Neuromorphic Engineering

Neuromorphic engineering creates computers inspired by the brain and its incredible capabilities that are unparalleled by conventional technology. It explores the middle ground between biological brains and computers by using principles like event-based computation with spiking neural networks (SNNs), near-memory hardware architectures and event-based sensing. By mimicking the organization of computation in the brain and its communication with sparse spikes, neuromorphic hardware seeks to achieve greater efficiency and adaptivity in intelligent systems.
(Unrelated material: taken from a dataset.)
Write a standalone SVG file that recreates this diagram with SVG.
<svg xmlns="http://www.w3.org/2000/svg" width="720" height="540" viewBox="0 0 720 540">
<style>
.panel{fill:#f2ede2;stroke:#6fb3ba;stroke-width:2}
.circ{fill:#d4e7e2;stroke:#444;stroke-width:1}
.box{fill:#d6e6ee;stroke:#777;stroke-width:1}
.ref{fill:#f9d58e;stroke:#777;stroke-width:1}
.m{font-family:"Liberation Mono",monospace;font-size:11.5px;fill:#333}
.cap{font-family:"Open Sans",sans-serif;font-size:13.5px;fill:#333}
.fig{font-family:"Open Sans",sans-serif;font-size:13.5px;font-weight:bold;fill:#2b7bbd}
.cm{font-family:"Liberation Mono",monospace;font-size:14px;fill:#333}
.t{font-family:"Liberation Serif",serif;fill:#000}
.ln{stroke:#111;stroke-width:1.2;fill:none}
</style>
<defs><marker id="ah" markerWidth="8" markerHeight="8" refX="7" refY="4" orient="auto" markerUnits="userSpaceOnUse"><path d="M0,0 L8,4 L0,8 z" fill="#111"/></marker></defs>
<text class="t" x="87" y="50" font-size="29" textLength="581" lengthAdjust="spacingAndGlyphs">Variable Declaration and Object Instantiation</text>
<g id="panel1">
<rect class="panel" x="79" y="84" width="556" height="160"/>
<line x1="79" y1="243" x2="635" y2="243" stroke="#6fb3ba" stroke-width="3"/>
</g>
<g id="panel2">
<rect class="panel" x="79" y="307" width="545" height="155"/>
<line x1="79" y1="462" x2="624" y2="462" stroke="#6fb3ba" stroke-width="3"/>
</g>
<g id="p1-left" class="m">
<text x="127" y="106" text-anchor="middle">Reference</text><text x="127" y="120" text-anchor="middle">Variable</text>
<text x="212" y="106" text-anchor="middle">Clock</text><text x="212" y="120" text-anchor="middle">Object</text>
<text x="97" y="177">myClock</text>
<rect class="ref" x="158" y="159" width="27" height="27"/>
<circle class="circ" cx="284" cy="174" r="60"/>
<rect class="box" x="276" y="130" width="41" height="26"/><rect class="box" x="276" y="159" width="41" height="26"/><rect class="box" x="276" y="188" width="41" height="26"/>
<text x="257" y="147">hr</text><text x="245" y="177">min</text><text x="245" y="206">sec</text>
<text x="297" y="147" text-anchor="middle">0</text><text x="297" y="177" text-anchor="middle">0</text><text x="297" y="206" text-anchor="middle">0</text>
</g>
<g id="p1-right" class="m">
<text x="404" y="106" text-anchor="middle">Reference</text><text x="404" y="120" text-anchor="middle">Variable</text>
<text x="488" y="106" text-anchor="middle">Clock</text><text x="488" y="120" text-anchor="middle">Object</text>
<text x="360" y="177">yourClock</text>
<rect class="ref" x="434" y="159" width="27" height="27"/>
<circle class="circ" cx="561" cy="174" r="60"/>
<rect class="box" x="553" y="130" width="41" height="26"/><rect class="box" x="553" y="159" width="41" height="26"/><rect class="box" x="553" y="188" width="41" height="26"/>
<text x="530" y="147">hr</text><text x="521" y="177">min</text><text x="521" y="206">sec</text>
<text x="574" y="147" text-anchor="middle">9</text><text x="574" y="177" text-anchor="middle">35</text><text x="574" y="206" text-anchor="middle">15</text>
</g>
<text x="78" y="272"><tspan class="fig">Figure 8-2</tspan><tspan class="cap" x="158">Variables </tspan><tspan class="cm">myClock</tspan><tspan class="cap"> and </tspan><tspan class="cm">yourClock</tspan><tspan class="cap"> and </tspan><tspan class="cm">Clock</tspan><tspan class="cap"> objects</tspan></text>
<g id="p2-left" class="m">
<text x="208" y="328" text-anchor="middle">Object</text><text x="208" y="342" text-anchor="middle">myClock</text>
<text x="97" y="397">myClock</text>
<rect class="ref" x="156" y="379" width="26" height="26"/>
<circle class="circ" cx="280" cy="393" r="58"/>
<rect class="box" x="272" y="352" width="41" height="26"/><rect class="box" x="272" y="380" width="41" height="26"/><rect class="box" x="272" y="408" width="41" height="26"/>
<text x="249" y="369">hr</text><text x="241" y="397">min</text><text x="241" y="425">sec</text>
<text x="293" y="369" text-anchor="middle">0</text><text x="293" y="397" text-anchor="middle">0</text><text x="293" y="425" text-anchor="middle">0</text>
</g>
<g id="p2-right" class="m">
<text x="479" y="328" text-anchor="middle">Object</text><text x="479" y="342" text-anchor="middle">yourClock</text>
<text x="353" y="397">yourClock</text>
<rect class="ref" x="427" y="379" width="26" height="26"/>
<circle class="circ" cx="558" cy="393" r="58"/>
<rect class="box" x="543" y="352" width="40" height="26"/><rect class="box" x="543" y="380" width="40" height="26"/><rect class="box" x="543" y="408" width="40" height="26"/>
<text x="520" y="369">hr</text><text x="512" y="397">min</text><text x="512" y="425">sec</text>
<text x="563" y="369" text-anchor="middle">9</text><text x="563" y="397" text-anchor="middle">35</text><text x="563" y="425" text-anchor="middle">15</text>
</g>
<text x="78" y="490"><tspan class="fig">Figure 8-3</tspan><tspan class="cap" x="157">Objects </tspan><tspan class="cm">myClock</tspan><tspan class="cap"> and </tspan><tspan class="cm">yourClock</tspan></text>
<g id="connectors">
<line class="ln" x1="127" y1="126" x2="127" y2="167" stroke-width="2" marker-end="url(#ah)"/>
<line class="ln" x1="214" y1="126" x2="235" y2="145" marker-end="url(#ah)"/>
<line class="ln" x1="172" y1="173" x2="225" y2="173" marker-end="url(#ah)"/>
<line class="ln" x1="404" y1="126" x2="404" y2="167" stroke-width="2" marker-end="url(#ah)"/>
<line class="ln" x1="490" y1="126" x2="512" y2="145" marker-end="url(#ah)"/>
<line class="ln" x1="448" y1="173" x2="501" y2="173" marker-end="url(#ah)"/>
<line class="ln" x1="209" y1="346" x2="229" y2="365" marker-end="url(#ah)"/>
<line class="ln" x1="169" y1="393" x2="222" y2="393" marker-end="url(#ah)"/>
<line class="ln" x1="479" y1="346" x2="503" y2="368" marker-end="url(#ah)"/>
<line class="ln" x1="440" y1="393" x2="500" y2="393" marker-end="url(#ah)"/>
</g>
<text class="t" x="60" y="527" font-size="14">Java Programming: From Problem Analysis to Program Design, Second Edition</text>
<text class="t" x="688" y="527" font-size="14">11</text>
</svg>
Self-adaptive Neuromorphic Systems

Beyond deep learning, spiking neural networks are capable of online learning, which enables network adjustments such as weight updates and evolving network topology during runtime. This allows for self-adaptation of the system to changing environments or tasks. Online learning algorithms may be supervised or unsupervised, apply to a single parameter or to many, depend on global errors or local statistics, and depend on past information or only the present. The interplay of these algorithms is barely researched, but might lead to highly adaptive and autonomous embedded systems.
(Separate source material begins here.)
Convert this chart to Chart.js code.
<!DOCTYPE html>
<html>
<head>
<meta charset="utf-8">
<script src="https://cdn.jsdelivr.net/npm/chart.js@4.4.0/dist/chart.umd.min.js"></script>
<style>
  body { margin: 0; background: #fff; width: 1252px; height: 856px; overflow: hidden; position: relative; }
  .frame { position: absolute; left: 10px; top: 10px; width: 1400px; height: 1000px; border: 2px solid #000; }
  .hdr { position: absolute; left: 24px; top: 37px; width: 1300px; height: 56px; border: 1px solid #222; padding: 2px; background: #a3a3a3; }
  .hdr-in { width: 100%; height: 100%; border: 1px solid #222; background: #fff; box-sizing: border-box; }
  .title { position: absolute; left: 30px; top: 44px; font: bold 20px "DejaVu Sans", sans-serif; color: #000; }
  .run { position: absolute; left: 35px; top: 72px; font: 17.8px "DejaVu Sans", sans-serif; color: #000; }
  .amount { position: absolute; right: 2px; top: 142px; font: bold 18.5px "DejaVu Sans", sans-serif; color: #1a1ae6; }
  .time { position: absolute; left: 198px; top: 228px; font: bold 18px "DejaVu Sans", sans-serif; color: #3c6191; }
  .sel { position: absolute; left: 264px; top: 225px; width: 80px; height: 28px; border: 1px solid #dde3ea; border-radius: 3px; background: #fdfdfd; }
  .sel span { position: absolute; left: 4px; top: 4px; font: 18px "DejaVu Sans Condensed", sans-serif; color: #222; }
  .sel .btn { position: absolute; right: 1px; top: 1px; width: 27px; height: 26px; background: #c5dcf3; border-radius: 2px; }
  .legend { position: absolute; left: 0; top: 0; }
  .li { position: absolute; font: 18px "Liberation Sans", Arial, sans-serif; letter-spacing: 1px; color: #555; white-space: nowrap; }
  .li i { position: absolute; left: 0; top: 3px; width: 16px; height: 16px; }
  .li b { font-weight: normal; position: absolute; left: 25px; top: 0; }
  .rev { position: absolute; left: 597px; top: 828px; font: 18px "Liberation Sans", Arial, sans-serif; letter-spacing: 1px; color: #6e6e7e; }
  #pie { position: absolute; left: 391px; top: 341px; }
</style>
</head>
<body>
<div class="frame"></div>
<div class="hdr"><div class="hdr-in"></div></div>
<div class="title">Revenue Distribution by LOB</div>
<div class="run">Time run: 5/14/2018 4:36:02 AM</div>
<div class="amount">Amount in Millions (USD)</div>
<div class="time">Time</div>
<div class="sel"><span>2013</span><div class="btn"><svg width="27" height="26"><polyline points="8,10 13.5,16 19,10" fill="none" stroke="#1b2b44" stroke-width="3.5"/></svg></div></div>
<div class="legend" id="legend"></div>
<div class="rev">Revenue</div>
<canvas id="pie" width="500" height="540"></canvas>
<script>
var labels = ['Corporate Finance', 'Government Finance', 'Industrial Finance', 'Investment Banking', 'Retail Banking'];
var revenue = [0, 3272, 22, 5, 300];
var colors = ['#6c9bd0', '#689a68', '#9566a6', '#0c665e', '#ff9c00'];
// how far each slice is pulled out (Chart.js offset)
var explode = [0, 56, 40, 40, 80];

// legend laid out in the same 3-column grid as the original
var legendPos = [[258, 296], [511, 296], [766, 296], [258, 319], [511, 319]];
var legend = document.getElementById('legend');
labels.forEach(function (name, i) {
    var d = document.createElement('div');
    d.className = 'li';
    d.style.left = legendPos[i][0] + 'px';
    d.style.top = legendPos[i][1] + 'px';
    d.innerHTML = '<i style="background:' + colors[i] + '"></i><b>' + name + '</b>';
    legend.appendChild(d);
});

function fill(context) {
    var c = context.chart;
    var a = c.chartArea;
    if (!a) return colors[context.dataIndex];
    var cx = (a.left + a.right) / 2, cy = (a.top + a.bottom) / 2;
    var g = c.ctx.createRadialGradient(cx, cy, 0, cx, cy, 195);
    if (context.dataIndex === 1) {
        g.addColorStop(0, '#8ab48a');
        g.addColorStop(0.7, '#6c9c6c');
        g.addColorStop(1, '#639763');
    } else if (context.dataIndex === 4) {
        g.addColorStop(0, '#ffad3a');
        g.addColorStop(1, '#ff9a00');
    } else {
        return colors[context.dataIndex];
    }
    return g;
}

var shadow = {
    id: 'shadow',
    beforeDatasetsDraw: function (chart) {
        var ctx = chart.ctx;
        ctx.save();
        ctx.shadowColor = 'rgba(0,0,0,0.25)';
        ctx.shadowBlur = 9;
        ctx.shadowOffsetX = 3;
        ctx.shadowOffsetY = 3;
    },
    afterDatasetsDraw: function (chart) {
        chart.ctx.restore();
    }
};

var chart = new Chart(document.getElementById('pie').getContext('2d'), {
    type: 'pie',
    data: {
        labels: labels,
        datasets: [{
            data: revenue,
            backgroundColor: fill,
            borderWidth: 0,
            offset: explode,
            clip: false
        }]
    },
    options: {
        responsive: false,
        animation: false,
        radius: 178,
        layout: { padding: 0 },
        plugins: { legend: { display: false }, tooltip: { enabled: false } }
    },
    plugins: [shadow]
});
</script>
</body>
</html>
Distributed Neuromorphic Systems

Neuromorphic systems may use wireless communication to directly connect neural networks across physical bodies. Thus, interconnected neuromorphic AI embodied in distributed systems seems feasible. Challenges lie in the delay of wireless communication, which is detrimental to the temporal processing in SNN. Possible solutions include the integration of time synchronization protocols in neuromorphic systems to apply mitigations, pre-training SNNs for robustness against noise in spike timing, and implementing SNN’s unique online learning capabilities for compensation during runtime.